--- Start SUPPLIED INFORMATION ---
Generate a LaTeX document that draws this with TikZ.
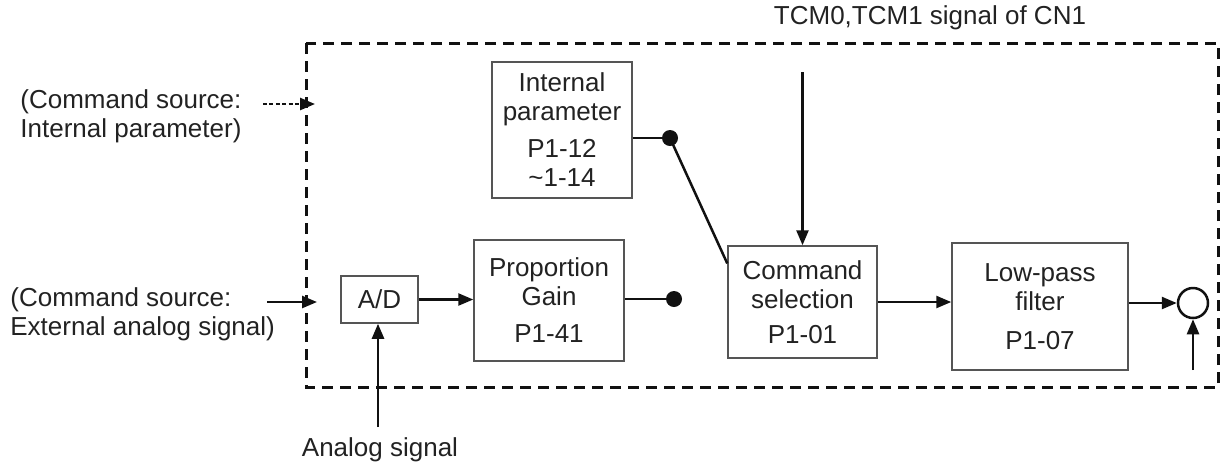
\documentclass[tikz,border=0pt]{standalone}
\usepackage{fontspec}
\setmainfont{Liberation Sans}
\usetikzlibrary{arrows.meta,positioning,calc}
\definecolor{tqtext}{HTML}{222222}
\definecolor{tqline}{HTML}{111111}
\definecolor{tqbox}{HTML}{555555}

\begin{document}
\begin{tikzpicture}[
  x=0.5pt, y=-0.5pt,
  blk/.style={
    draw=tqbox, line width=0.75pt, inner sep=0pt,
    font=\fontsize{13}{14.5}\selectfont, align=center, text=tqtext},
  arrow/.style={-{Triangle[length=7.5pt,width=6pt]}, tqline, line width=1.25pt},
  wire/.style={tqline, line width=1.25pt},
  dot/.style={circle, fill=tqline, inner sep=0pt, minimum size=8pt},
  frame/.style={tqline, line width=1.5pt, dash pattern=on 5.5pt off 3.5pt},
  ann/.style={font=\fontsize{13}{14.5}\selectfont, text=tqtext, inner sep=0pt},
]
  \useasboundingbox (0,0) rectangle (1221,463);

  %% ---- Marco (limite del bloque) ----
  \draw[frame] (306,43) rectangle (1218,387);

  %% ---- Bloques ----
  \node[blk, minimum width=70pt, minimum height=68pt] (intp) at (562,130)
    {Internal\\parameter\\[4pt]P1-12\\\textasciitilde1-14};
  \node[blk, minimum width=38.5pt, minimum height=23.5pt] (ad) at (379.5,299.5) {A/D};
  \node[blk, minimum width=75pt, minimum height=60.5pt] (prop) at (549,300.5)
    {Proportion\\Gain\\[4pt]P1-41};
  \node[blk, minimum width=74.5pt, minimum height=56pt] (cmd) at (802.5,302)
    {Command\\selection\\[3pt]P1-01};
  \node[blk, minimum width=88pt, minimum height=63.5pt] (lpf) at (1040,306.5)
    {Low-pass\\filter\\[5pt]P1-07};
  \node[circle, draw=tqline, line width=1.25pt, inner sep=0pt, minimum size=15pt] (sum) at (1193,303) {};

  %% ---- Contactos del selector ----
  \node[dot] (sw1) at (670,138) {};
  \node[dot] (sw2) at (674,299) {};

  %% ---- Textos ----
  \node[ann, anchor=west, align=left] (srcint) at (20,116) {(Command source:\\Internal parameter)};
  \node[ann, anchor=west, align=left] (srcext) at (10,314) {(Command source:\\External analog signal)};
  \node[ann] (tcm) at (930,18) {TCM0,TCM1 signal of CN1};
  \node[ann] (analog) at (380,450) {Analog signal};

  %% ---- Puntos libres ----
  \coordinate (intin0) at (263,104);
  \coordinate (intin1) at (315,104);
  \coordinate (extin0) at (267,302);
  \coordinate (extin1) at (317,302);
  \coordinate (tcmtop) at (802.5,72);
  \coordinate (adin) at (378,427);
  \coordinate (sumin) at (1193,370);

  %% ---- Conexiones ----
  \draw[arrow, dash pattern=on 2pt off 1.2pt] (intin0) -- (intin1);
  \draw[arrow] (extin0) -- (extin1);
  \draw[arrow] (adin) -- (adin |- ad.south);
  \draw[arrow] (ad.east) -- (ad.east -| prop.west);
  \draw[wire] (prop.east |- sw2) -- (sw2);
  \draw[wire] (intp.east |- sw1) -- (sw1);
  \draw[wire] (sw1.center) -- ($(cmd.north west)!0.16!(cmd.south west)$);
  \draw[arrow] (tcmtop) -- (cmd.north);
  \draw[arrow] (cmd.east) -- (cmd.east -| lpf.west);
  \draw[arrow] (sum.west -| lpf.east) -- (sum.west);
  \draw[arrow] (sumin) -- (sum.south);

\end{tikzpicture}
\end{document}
--- End SUPPLIED INFORMATION ---
Leave out the pictures and repeat exactly the lines from the start of the material through the line that contains "(306,43) rectangle (1218,387);", both included.

Generate a LaTeX document that draws this with TikZ.
\documentclass[tikz,border=0pt]{standalone}
\usepackage{fontspec}
\setmainfont{Liberation Sans}
\usetikzlibrary{arrows.meta,positioning,calc}
\definecolor{tqtext}{HTML}{222222}
\definecolor{tqline}{HTML}{111111}
\definecolor{tqbox}{HTML}{555555}

\begin{document}
\begin{tikzpicture}[
  x=0.5pt, y=-0.5pt,
  blk/.style={
    draw=tqbox, line width=0.75pt, inner sep=0pt,
    font=\fontsize{13}{14.5}\selectfont, align=center, text=tqtext},
  arrow/.style={-{Triangle[length=7.5pt,width=6pt]}, tqline, line width=1.25pt},
  wire/.style={tqline, line width=1.25pt},
  dot/.style={circle, fill=tqline, inner sep=0pt, minimum size=8pt},
  frame/.style={tqline, line width=1.5pt, dash pattern=on 5.5pt off 3.5pt},
  ann/.style={font=\fontsize{13}{14.5}\selectfont, text=tqtext, inner sep=0pt},
]
  \useasboundingbox (0,0) rectangle (1221,463);

  %% ---- Marco (limite del bloque) ----
  \draw[frame] (306,43) rectangle (1218,387);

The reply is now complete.